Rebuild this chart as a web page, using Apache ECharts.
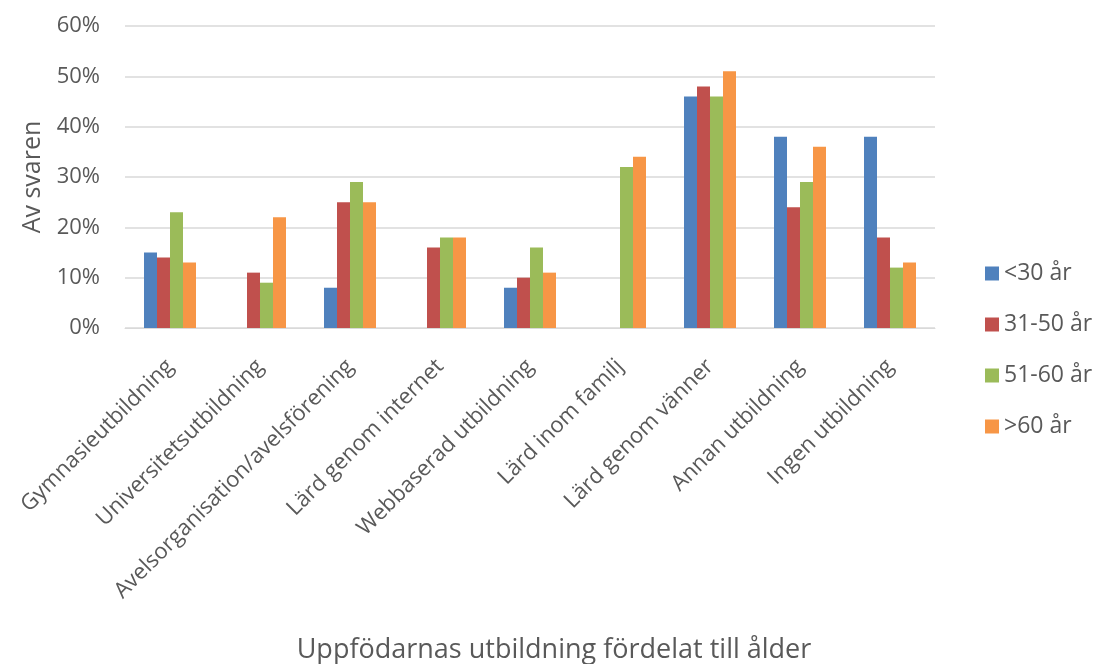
<!DOCTYPE html>
<html>
<head>
<meta charset="utf-8">
<script src="https://cdn.jsdelivr.net/npm/echarts@6/dist/echarts.min.js"></script>
<style>
html,body{margin:0;padding:0;background:#fff;}
#chart{width:1098px;height:664px;}
</style>
</head>
<body>
<div id="chart"></div>
<script>
const categories = ["Gymnasieutbildning","Universitetsutbildning","Avelsorganisation/avelsförening","Lärd genom internet","Webbaserad utbildning","Lärd inom familj","Lärd genom vänner","Annan utbildning","Ingen utbildning"];
const seriesNames = ["<30 år","31-50 år","51-60 år",">60 år"];
const under30 = [15, 0, 8, 0, 8, 0, 46, 38, 38];
const age31to50 = [14, 11, 25, 16, 10, 0, 48, 24, 18];
const age51to60 = [23, 9, 29, 18, 16, 32, 46, 29, 12];
const over60 = [13, 22, 25, 18, 11, 34, 51, 36, 13];
const yTicks = [0, 10, 20, 30, 40, 50, 60];
const colors = ["#4F81BD","#C0504D","#9BBB59","#F79646"];
const textColor = "#595959";
const font = "'Open Sans', 'Liberation Sans', sans-serif";

const chart = echarts.init(document.getElementById('chart'));
const allData = [under30, age31to50, age51to60, over60];
chart.setOption({
  animation: false,
  color: colors,
  textStyle: {fontFamily: font},
  title: {
    text: "Uppfödarnas utbildning fördelat till ålder",
    left: 549, top: 632, textAlign: 'center',
    textStyle: {fontFamily: font, fontSize: 27, fontWeight: 'normal', color: textColor}
  },
  legend: {
    orient: 'vertical', left: 980, top: 257, itemGap: 28,
    itemWidth: 14, itemHeight: 14,
    icon: 'rect',
    textStyle: {fontFamily: font, fontSize: 23, color: textColor},
    data: seriesNames
  },
  grid: {left: 125, right: 163, top: 26, bottom: 336, containLabel: false},
  xAxis: {
    type: 'category', data: categories,
    axisLine: {lineStyle: {color: '#D9D9D9'}},
    axisTick: {show: false},
    axisLabel: {rotate: 45, interval: 0, margin: 35, fontFamily: font, fontSize: 22, color: textColor}
  },
  yAxis: {
    type: 'value', min: yTicks[0], max: yTicks[yTicks.length-1], interval: 10,
    name: 'Av svaren', nameLocation: 'middle', nameGap: 76, nameRotate: 90,
    nameTextStyle: {fontFamily: font, fontSize: 25, color: textColor},
    axisLine: {show: false}, axisTick: {show: false},
    splitLine: {lineStyle: {color: '#D9D9D9', width: 1.5}},
    axisLabel: {formatter: '{value}%', margin: 25, fontFamily: font, fontSize: 22, color: textColor}
  },
  series: seriesNames.map((n, i) => ({
    name: n, type: 'bar', data: allData[i],
    barWidth: 13, barGap: '0%',
    itemStyle: {color: colors[i]}
  }))
});
</script>
</body>
</html>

◇ ◇ ◇

--- WRITTEN EXERCISE ---
Leave out the pictures and output the rest of the material exactly as written.

--- FULL OUTPUT ---
Rebuild this chart as a web page, using Apache ECharts.
<!DOCTYPE html>
<html>
<head>
<meta charset="utf-8">
<script src="https://cdn.jsdelivr.net/npm/echarts@6/dist/echarts.min.js"></script>
<style>
html,body{margin:0;padding:0;background:#fff;}
#chart{width:1098px;height:664px;}
</style>
</head>
<body>
<div id="chart"></div>
<script>
const categories = ["Gymnasieutbildning","Universitetsutbildning","Avelsorganisation/avelsförening","Lärd genom internet","Webbaserad utbildning","Lärd inom familj","Lärd genom vänner","Annan utbildning","Ingen utbildning"];
const seriesNames = ["<30 år","31-50 år","51-60 år",">60 år"];
const under30 = [15, 0, 8, 0, 8, 0, 46, 38, 38];
const age31to50 = [14, 11, 25, 16, 10, 0, 48, 24, 18];
const age51to60 = [23, 9, 29, 18, 16, 32, 46, 29, 12];
const over60 = [13, 22, 25, 18, 11, 34, 51, 36, 13];
const yTicks = [0, 10, 20, 30, 40, 50, 60];
const colors = ["#4F81BD","#C0504D","#9BBB59","#F79646"];
const textColor = "#595959";
const font = "'Open Sans', 'Liberation Sans', sans-serif";

const chart = echarts.init(document.getElementById('chart'));
const allData = [under30, age31to50, age51to60, over60];
chart.setOption({
  animation: false,
  color: colors,
  textStyle: {fontFamily: font},
  title: {
    text: "Uppfödarnas utbildning fördelat till ålder",
    left: 549, top: 632, textAlign: 'center',
    textStyle: {fontFamily: font, fontSize: 27, fontWeight: 'normal', color: textColor}
  },
  legend: {
    orient: 'vertical', left: 980, top: 257, itemGap: 28,
    itemWidth: 14, itemHeight: 14,
    icon: 'rect',
    textStyle: {fontFamily: font, fontSize: 23, color: textColor},
    data: seriesNames
  },
  grid: {left: 125, right: 163, top: 26, bottom: 336, containLabel: false},
  xAxis: {
    type: 'category', data: categories,
    axisLine: {lineStyle: {color: '#D9D9D9'}},
    axisTick: {show: false},
    axisLabel: {rotate: 45, interval: 0, margin: 35, fontFamily: font, fontSize: 22, color: textColor}
  },
  yAxis: {
    type: 'value', min: yTicks[0], max: yTicks[yTicks.length-1], interval: 10,
    name: 'Av svaren', nameLocation: 'middle', nameGap: 76, nameRotate: 90,
    nameTextStyle: {fontFamily: font, fontSize: 25, color: textColor},
    axisLine: {show: false}, axisTick: {show: false},
    splitLine: {lineStyle: {color: '#D9D9D9', width: 1.5}},
    axisLabel: {formatter: '{value}%', margin: 25, fontFamily: font, fontSize: 22, color: textColor}
  },
  series: seriesNames.map((n, i) => ({
    name: n, type: 'bar', data: allData[i],
    barWidth: 13, barGap: '0%',
    itemStyle: {color: colors[i]}
  }))
});
</script>
</body>
</html>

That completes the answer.